By Rev. Mary Farmer
December and the season of Advent mark the beginning of the new church year.
Traditionally it’s the time to re-immerse ourselves in Jesus’ story. It’s a time of joyful waiting, anticipation and preparation to experience the birth of Christ anew, as we are once again experience beginning of the story.
We have spent much of the last year ‘waiting’, not with joy and anticipation, but with fear and uncertainty. Whether or not we like it, we live in a new way of being and doing. This is uncharted territory, not the comfortable and familiar changing of the church seasons that we look forward to.
As people of prayer, both corporate and personal, Anglicans have a strong and enduring connection to Jesus through prayer. Especially in 2020, as all around us seems to be in chaos and the future uncertain, we need that tether and foundation more than ever.
One of the blessings of these pandemic times is that busyness has been nudged aside, replaced with lots of time to just be. With less busyness comes more space in our lives to explore practices, like prayer, that have been crowded out by the seemingly never-ending to-do list.
Advent 2020 is an opportunity to begin to work toward becoming a ‘new church’ in the light of Bishop Todd’s charge to Synod, expanding something with which we are already familiar. One way to do that is for you and I to try new-to-us ways to prepare our hearts and lives for the blessing we receive through the birth of Jesus. One way to do that is through our prayer life.
Perhaps this is the time to try a different prayer practice. There are many ways to engage in daily prayer, with the BCP and BAS offering a template and prayers. You might consider exploring contemplative prayer as a way to learn to be in God’s presence. A prayer inventory might appeal to you, as a resource to change and grow in relationship with God. Lectio Divina, repeated reading of a passage of scripture to see what catches your attention is an option. Daily Advent words and readings are available through many organizations to give focus to your day’s thoughts. Perhaps the most challenging thing about prayer is bringing our whole self to sit quietly in God’s presence and listen for what God is saying to us.
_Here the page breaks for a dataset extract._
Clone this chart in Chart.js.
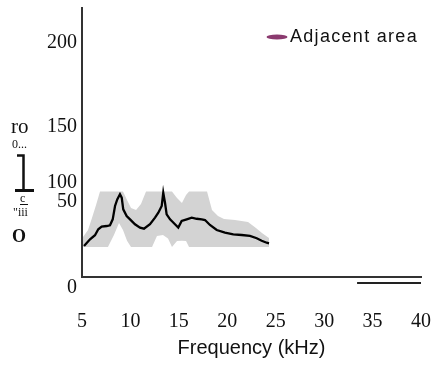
<!DOCTYPE html>
<html>
<head>
<meta charset="utf-8">
<script src="https://cdn.jsdelivr.net/npm/chart.js@4"></script>
<style>
  html, body { margin: 0; padding: 0; background: #fff; }
  #wrap { width: 439px; height: 368px; }
</style>
</head>
<body>
<div id="wrap"><canvas id="freqChart" width="439" height="368"></canvas></div>
<script>
// mean trace (kHz, value)
const freqKHz = [5.21, 5.83, 6.34, 6.68, 7.03, 7.55, 7.89, 8.17, 8.41, 8.64, 8.92, 9.10, 9.26, 9.61, 9.96,
    10.47, 10.99, 11.40, 12.02, 12.54, 12.88, 13.23, 13.39, 13.57, 13.74, 14.09, 14.60, 14.94, 15.29,
    15.81, 16.33, 16.84, 17.36, 17.70, 18.21, 18.91, 19.76, 20.62, 21.49, 22.34, 23.04, 23.55, 24.07, 24.31];
const meanValue = [26.5, 32.2, 35.7, 40.8, 43.0, 43.6, 44.2, 49.3, 60.7, 66.4, 70.7, 67.8, 57.9, 52.2, 49.3,
    45.1, 42.2, 41.3, 45.1, 50.7, 55.0, 60.7, 72.1, 63.5, 53.6, 49.3, 45.1, 42.2, 47.9,
    49.3, 50.7, 49.8, 49.3, 48.7, 44.5, 40.2, 37.9, 36.5, 35.9, 35.1, 33.1, 31.0, 29.3, 28.8];

// grey spread band
const bandFreq = [5.10, 5.62, 6.03, 6.45, 6.86, 7.68, 8.30, 8.82, 9.23, 9.65, 10.06, 10.58, 11.09, 11.61,
    12.23, 12.74, 13.36, 13.88, 14.29, 14.81, 15.32, 15.74, 16.05, 16.67, 17.91, 18.42, 19.04, 19.66,
    20.80, 22.14, 22.96, 23.58, 24.31];
const bandUpper = [34.2, 40.2, 50.4, 61.6, 73, 73, 73, 73, 73, 65.8, 59.0, 57.3, 62.4, 73,
    73, 73, 73, 73, 73, 67.5, 63.3, 70.1, 73, 73, 73, 57.3, 52.2, 49.6,
    48.7, 47.0, 41.9, 37.6, 33.3];
const bandLower = [25.6, 25.6, 25.6, 25.6, 25.6, 25.6, 35.9, 46.2, 40.2, 31.0, 25.6, 25.6, 25.6, 25.6,
    25.6, 35.0, 36.0, 33.0, 25.6, 30.8, 31.0, 30.8, 25.6, 25.6, 25.6, 25.6, 25.6, 25.6,
    25.6, 25.6, 25.6, 25.6, 25.6];

// y tick positions and the labels printed there
const yTickValues = [0, 73.5, 90.0, 137.9, 209.7];
const yTickLabels = ['0', '50', '100', '150', '200'];

const legendLabel = 'Adjacent area';
const legendColor = '#8b3a6f';

const toPoints = (xs, ys) => xs.map((x, i) => ({x: x, y: ys[i]}));

// legend entry inside the plot + odd leftovers around the axes
const extrasPlugin = {
    id: 'extras',
    afterDraw(chart) {
        const c = chart.ctx;
        const area = chart.chartArea;
        const xs = chart.scales.x;
        c.save();

        // legend: purple lozenge then the label
        c.fillStyle = legendColor;
        c.beginPath();
        c.ellipse(area.right - 144, area.top + 29, 10.5, 2.6, 0, 0, Math.PI * 2);
        c.fill();
        c.fillStyle = '#111';
        c.textBaseline = 'middle';
        c.font = '18px "Liberation Sans"';
        c.letterSpacing = '1.3px';
        c.fillText(legendLabel, area.right - 131, area.top + 29);
        c.letterSpacing = '0px';

        // scraps of the side label
        c.textBaseline = 'alphabetic';
        c.font = '21px "Liberation Serif"';
        c.fillText('ro', 11, 133);
        c.font = '12px "Liberation Serif"';
        c.fillText('0...', 12, 148);
        c.fillText('c', 20, 202);
        c.fillText('"iii', 13, 216);
        c.font = 'bold 18px "Liberation Serif"';
        c.fillText('O', 12, 242);

        c.strokeStyle = '#111';
        c.lineWidth = 2.5;
        c.beginPath();
        c.moveTo(17, 155.5);
        c.lineTo(23.5, 155.5);
        c.lineTo(23.5, 190);
        c.stroke();
        c.lineWidth = 3;
        c.beginPath();
        c.moveTo(15, 190.5);
        c.lineTo(34, 190.5);
        c.stroke();
        c.lineWidth = 1;
        c.beginPath();
        c.moveTo(20, 204.5);
        c.lineTo(28, 204.5);
        c.stroke();

        // short second rule under the x axis
        c.strokeStyle = '#222';
        c.lineWidth = 2;
        c.beginPath();
        c.moveTo(xs.getPixelForValue(33.4), area.bottom + 6);
        c.lineTo(xs.getPixelForValue(40), area.bottom + 6);
        c.stroke();
        c.restore();
    }
};

const ctx = document.getElementById('freqChart').getContext('2d');

const freqChart = new Chart(ctx, {
    type: 'line',
    data: {
        datasets: [
            {
                label: 'Mean',
                data: toPoints(freqKHz, meanValue),
                borderColor: '#000',
                borderWidth: 2.3,
                pointRadius: 0,
                tension: 0,
                fill: false
            },
            {
                label: 'Upper',
                data: toPoints(bandFreq, bandUpper),
                borderColor: 'rgba(0,0,0,0)',
                borderWidth: 0,
                pointRadius: 0,
                backgroundColor: '#d3d3d3',
                fill: '+1'
            },
            {
                label: 'Lower',
                data: toPoints(bandFreq, bandLower),
                borderColor: 'rgba(0,0,0,0)',
                borderWidth: 0,
                pointRadius: 0,
                fill: false
            }
        ]
    },
    options: {
        responsive: false,
        animation: false,
        layout: { padding: { top: 8, right: 18, bottom: 0, left: 0 } },
        scales: {
            x: {
                type: 'linear',
                min: 5,
                max: 40,
                // tick marks hidden, their length just keeps the labels low
                grid: { display: false, drawTicks: true, tickLength: 30 },
                border: { display: true, color: '#333', width: 2 },
                ticks: {
                    stepSize: 5,
                    padding: 3,
                    color: '#111',
                    font: { family: '"Liberation Serif"', size: 20 }
                },
                title: {
                    display: true,
                    text: 'Frequency (kHz)',
                    color: '#111',
                    font: { family: '"Liberation Sans"', size: 20 },
                    padding: { top: 0, bottom: 8 }
                },
                afterFit: (scale) => { scale.height = 91; }
            },
            y: {
                min: 0,
                max: 230,
                grid: { display: false, drawTicks: true, tickLength: 5 },
                border: { display: true, color: '#333', width: 2 },
                afterBuildTicks: (scale) => {
                    scale.ticks = yTickValues.map(v => ({ value: v }));
                },
                afterFit: (scale) => { scale.width = 82; },
                ticks: {
                    autoSkip: false,
                    padding: 0,
                    labelOffset: 11, // labels sit a little under their marks
                    color: '#111',
                    font: { family: '"Liberation Serif"', size: 20, lineHeight: 0.8 },
                    callback: (value, index) => yTickLabels[index]
                }
            }
        },
        plugins: {
            legend: { display: false },
            tooltip: { enabled: false }
        }
    },
    plugins: [extrasPlugin]
});
</script>
</body>
</html>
The Anglican Fellowship of Prayer (Canada) has many resources available on the website. Many congregations have an AFP representative who is willing to help access resources and explore opportunities to grow in our individual prayer lives as we wait. Though larger gatherings have been postponed for the time being, the Bishops Prayer Conference and Fall Gathering organized by AFP Huron are excellent ways to meet others and expand your prayer life.
Whatever form it takes, may your time of preparation for the birth of Christ in Advent 2020 be steeped in prayer and open your heart and mind to see what God is doing to make all things new, right here and right now. AMEN
Rev. Mary Farmer is an AFP Huron executive member and the rector of Trinity, Bayfield and the Parish of the Holy Spirit.